Stocks: There is the opportunity of course to buy stocks in companies that produce metal, or companies with projects that intend to produce metals. Stocks are considered harder because you have to understand the merits of individual stocks, and thats a more laborious proposition. But the implication is that because the 'devil is in the detail', so are the opportunities. Its common to find stocks which are underpriced, particularly at the speculative (small stock) end of the market. Researching on these companies tends to be less well-supported by brokers with the advent of discount, online brokers. The rise of independent research houses however might change that.
5.
Company options: In some markets there are listed, often long-dated options in mining companies that present a very attractive exposure to the underlying security. Maturities might be as little as a few months, or as long as 5 years.
6.
Exchange Traded Funds: There are exchange-listed funds that invest in commodities, blue chip or more speculative emerging producers. Resource funds tend to invest in stocks with no leverage, however its prudent to determine if your commodity investment fund is using leverage to take positions, and also just how actively they trade positions. Are they passive or active managers? Some combination might be best. A pure trading fund will be more risky. A passive fund would be risky if your timing is wrong and leverage is high.
When you consider investing in these options, you should consider the following:
1. What is your risk-reward ratio? How much are you prepared to risk loosing in order to gain X%.
2. What is your market knowledge?
3. How much leverage exposure is prudent? What is the downside given the highly leveraged economy, quite apart from your own finances.
Other facts to consider:
1.
Commodity choices: There are relatively few metals that can actually be traded. Gold, silver, palladium, platinum on the Comex exchange and lead, copper, zinc, aluminium, nickel on the London Metals Exchange (LME).

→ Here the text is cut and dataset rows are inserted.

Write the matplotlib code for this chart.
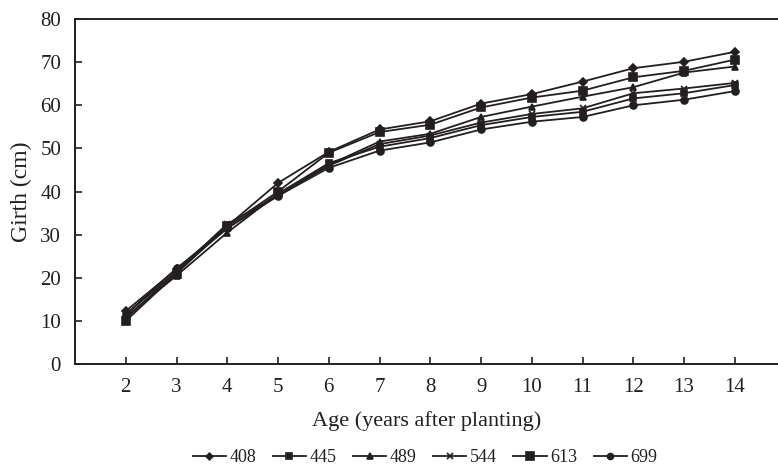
import matplotlib.pyplot as plt
import numpy as np

plt.rcParams['font.family'] = ['Liberation Serif', 'DejaVu Serif']

ages = [2, 3, 4, 5, 6, 7, 8, 9, 10, 11, 12, 13, 14]
clones = ['408', '445', '489', '544', '613', '699']

g408 = [12.3, 22.0, 32.0, 42.0, 49.2, 54.4, 56.3, 60.4, 62.6, 65.5, 68.6, 70.1, 72.4]
g445 = [10.5, 21.5, 31.5, 39.5, 46.6, 50.4, 52.4, 55.4, 57.3, 58.5, 61.6, 62.8, 64.7]
g489 = [11.0, 20.5, 30.5, 39.5, 46.2, 51.6, 53.4, 57.3, 59.7, 62.0, 64.2, 67.6, 69.0]
g544 = [11.5, 21.5, 32.5, 39.0, 46.0, 51.0, 53.0, 56.0, 58.0, 59.3, 62.8, 63.9, 65.2]
g613 = [10.0, 21.0, 32.0, 40.0, 49.0, 53.8, 55.5, 59.5, 61.8, 63.4, 66.5, 68.0, 70.6]
g699 = [11.5, 22.2, 31.5, 39.0, 45.5, 49.5, 51.4, 54.4, 56.2, 57.3, 60.0, 61.3, 63.3]

series = [g408, g445, g489, g544, g613, g699]
markers = ['D', 's', '^', 'x', 's', 'o']
msizes = [4, 5, 5, 5, 6, 5]
col = '#231f20'

fig = plt.figure(figsize=(7.78, 4.65), dpi=100)
ax = fig.add_axes([0.0964, 0.217, 0.9036, 0.742])

for name, vals, m, ms in zip(clones, series, markers, msizes):
    ax.plot(ages, vals, color=col, lw=1.3, marker=m, ms=ms,
            mew=1.2, mfc=col, mec=col, label=name)

ax.set_xlim(1, 14.85)
ax.set_ylim(0, 80)
ax.set_xticks(ages)
ax.set_yticks(np.arange(0, 81, 10))
ax.tick_params(direction='in', length=5, width=1.2, colors=col,
               labelsize=15, pad=10)
ax.tick_params(axis='y', pad=10)
for s in ['left', 'bottom', 'top']:
    ax.spines[s].set_color(col)
    ax.spines[s].set_linewidth(1.4)
ax.spines['right'].set_visible(False)

ax.set_xlabel('Age (years after planting)', fontsize=16, color=col, labelpad=10)
ax.set_ylabel('Girth (cm)', fontsize=17, color=col, labelpad=6)

ax.legend(loc='center', bbox_to_anchor=(0.498, -0.272), ncol=6,
          frameon=False, fontsize=13, handlelength=1.85, columnspacing=0.9,
          handletextpad=0.2, labelcolor=col, markerscale=0.85)

fig.savefig('out.png', dpi=100)
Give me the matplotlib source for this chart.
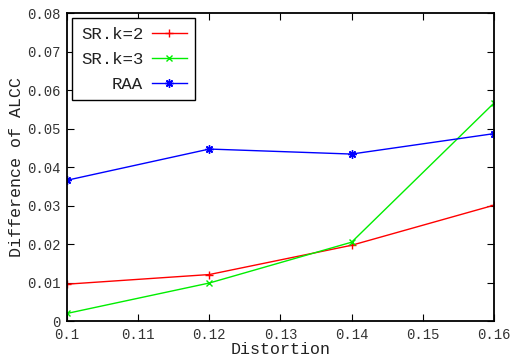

Other metals are not traded in such terminal markets, so you would need to buy stocks to gain exposure to these markets.
2.
Trading platforms: Commodities trading has only become popular in recent years, so the market for trading platforms is not well developed.
3.
Volatility: Commodity prices can be very volatile markets when they are in-play because the size of these markets is very small compared to the equity & bond markets, particularly since derivative contracts in these markets often carry larger positions than the physical markets that underpin them.
Best market to tradeThe best market to trade depends on personal circumstances. If you are accustomed to options or futures trading, you might prefer that, since stocks might exposure you to a range of technical (mining) parameters that you dont understand. Alternatively, you might decide to buy a range of stocks to reduce this risk exposure. Regardless of the market you trade, everything in life carries a risk. If you opt out of life's challenges, you present yourself with a equally daunting financial risk. In conclusion, risk is not avoided, its managed. There is no fixed 'risk exposure'. Risk is a personal factor. You can't say options are risky or not, it depends on your level of preparedness. There is the perception that you are 100% exposed with options, but you retain at least some tangible asset with stocks....but there are always exceptionsd. Big companies are promoted as safer than small companies, but its not always the case. Test those market assumptions that you accept. I've invested in small companies sitting on $5mil in cash but the market places a value of $2-3mil on their listing....which in itself could be worth $3-5mil for a company in a hurry to get listed.